= Jeanette Rodríguez (actress) =

Venezuelan actress and television show host

Jeanette Joséfina Rodríguez Delgado (born May 16, 1961, in Caracas, Venezuela) is a Venezuelan television actress and former beauty queen. Rodriguez is remembered for her participation in such telenovelas as "Cristal", "Pobre Diabla" and "Amandote", all of which in where she was the main protagonist, and in "Topacio". She has acted professionally in places such as Venezuela, Argentina, Italy and the United States, where she resides.

== Early life ==
Rodriguez did not have a very happy childhood. In 2020, she declared to Argentine newspaper La Nacion that as a kid, she observed violence in her family. Her parents divorced, and, in that same interview she described her family as "dysfunctional".

== Career ==
When she was 17 Rodriguez was crowned as "Venezuela's prettiest face" and, at 18 in 1979, she participated at the Miss Venezuela 1979 contest, where she competed against fellow future famous actresses Tatiana Capote and Marisela Buitrago, among others. Rodriguez represented the state of Trujillo. In 1981, she represented Venezuela in the 1981 Miss Maja Internacional contest held in Spain, where she placed in third place out of 30 international contestants.

Rodriguez began her acting career by studying at the Juana Sujo acting school in Caracas. She also took some singing classes. She soon began participating in such telenovelas as 1983's "Leonela" (where she played "Patricia 'Patty' Machado"), "Rebeca" (where she played the role of one of the antagonists, named "Geraldine") and "Topacio", but she rose to fame with her participation in "Cristal", where she played the female lead role of "Cristina Exposito", a poor woman who becomes an international model and falls in love with the lead male character, played by Carlos Mata.

"Cristal" debuted on Radio Caracas Television on August 5, 1985, and it launched Rodriguez into stardom. In it, she also shared credits with Lupita Ferrer and former Los Chamos member Gabriel Fernandez, among others.

In 1986, Rodriguez and Mata were once again paired, as the stars of a RCTV telenovela named "La Dama de Rosa" ("The Pink Lady"), which was another hit.

The success of "La Dama de Rosa" was such that in Spain, Rodriguez was hired as a television show host; she hosted Telecinco's 'Las Noches de Tal y Tal" ("Whom and Whose Nights"), alongside Jesus Gil. The program lasted for 35 shows.

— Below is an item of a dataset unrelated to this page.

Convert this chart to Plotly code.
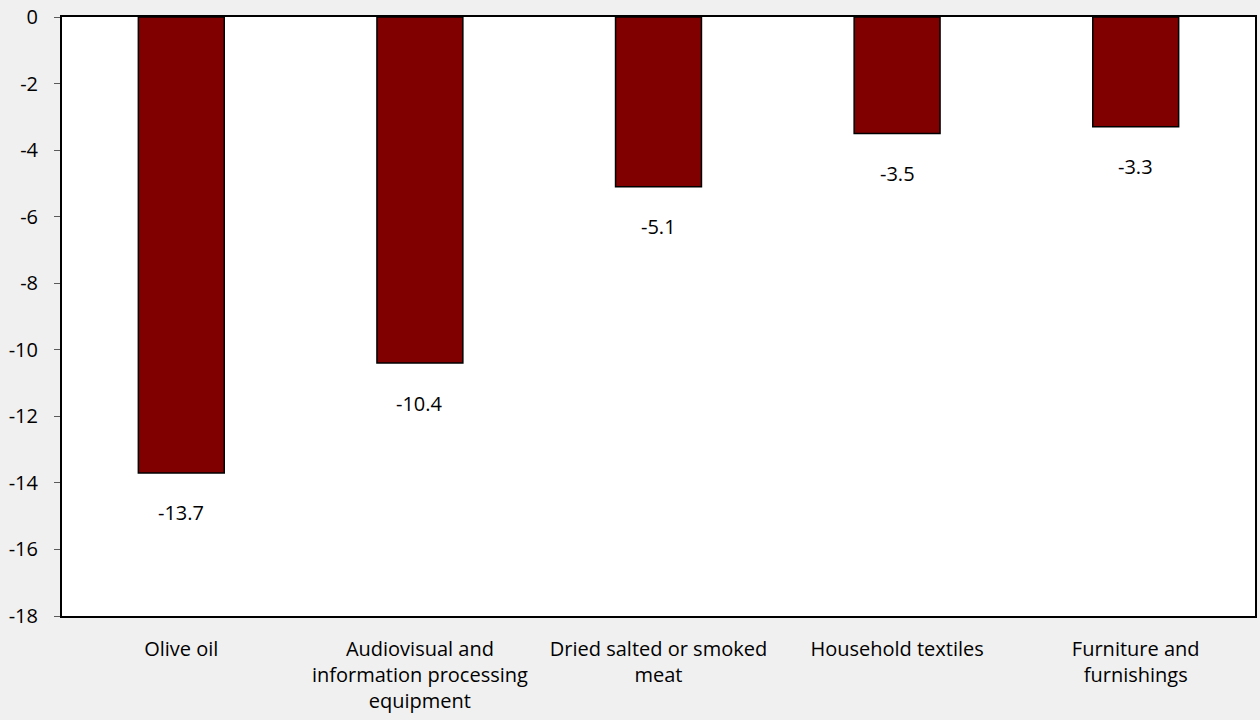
import plotly.graph_objects as go

# Price change by item (percent)
categories = [
    "Olive oil",
    "Audiovisual and<br>information processing<br>equipment",
    "Dried salted or smoked<br>meat",
    "Household textiles",
    "Furniture and<br>furnishings",
]
values = [-13.7, -10.4, -5.1, -3.5, -3.3]
y_ticks = [0, -2, -4, -6, -8, -10, -12, -14, -16, -18]

FONT = "Open Sans"
FONT_SIZE = 20
BAR_COLOR = "#800000"
BG = "#f0f0f0"

positions = list(range(len(categories)))

fig = go.Figure()
fig.add_trace(
    go.Bar(
        x=positions,
        y=values,
        width=0.36,
        marker=dict(color=BAR_COLOR, line=dict(color="#000000", width=1.5)),
        hoverinfo="skip",
    )
)

# Value labels placed below each bar end
for xi, v in zip(positions, values):
    fig.add_annotation(
        x=xi, y=v, text=f"{v:.1f}", showarrow=False,
        yshift=-40, yanchor="middle",
        font=dict(family=FONT, size=FONT_SIZE, color="#000000"),
    )

fig.update_layout(
    width=1260, height=720,
    margin=dict(l=62, r=3, t=16, b=104),
    paper_bgcolor=BG, plot_bgcolor="#ffffff",
    showlegend=False,
    font=dict(family=FONT, size=FONT_SIZE, color="#000000"),
    xaxis=dict(
        range=[-0.5, len(categories) - 0.5],
        tickmode="array", tickvals=positions, ticktext=categories,
        ticks="", showgrid=False, zeroline=False,
        showline=True, linecolor="#000000", linewidth=2, mirror=True,
        ticklabelstandoff=14,
    ),
    xaxis2=dict(
        overlaying="x", side="top", anchor="y",
        range=[-0.5, len(categories) - 0.5],
        tickmode="array", tickvals=[p + 0.5 for p in positions[:-1]],
        ticks="inside", ticklen=7, tickcolor="#595959", tickwidth=1,
        showticklabels=False, showgrid=False, zeroline=False, showline=False,
    ),
    yaxis=dict(
        range=[-18, 0],
        tickmode="array", tickvals=y_ticks, ticktext=[str(t) for t in y_ticks],
        ticks="outside", ticklen=6, tickcolor="#595959", tickwidth=1,
        showgrid=False, zeroline=False,
        showline=True, linecolor="#000000", linewidth=2, mirror=True,
        ticklabelstandoff=12,
    ),
)

fig.write_html("out.html")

In 1988 Rodriguez traveled to Argentina, where she became a household name as the main female star of megahits, 1988's "Amandote" ("Loving You") and 1990s "Pobre Diabla" ("Poor She-Devil"). Pobre Diabla was also shown in the United States on Univision, giving her exposure in that country as well.

== Retirement ==
1992's "Micaela" marked Rodriguez's final telenovela for a while. She participated in 180 episodes as an actress at "Micaela", but a harrowing situation which allegedly took place with an Argentine producer whom she did not name, in a production which she also did not name, convinced her to step away from the world of show business. During an interview with newspaper La Nacion, she declared that the alleged offense took place when the producer grabbed her buttocks,

In 1997, Rodriguez starred in Venezuelan telenovela "Todo por tu amor" ("All For Your Love").

In 2005, Rodriguez made her film debut in the made-for-television movie, "Silvia Rivas, Divorciada" ("Silvia Rivas, Divorced Woman") as the titular "Silvia Rivas". Since, she participated in the 2016 made-for-television movie "Hada Madrina" ("Fairy") and in the 2020 television series "Las Increibles Aventuras de una Hada Madrina" ("The Incredible Adventures of a Fairy"). In both children's productions, she played the titular character, "fairy'.

== Personal life ==
Rodriguez is of Spanish descent, as two of her grandparents emigrated to Venezuela from Spain, one grandmother from the Vigo region and one of her grandfathers from Tenerife.

Rodriguez has never been married; she has had several notable relationships, including one with singer Trino Mora and one with her manager, Jorge Hane. She was about to get married twice to unidentified men, once in Spain and another time in Argentina.

She lived in Argentina and in Spain for large periods of her life; as of 2023, she lived in Miami, Florida.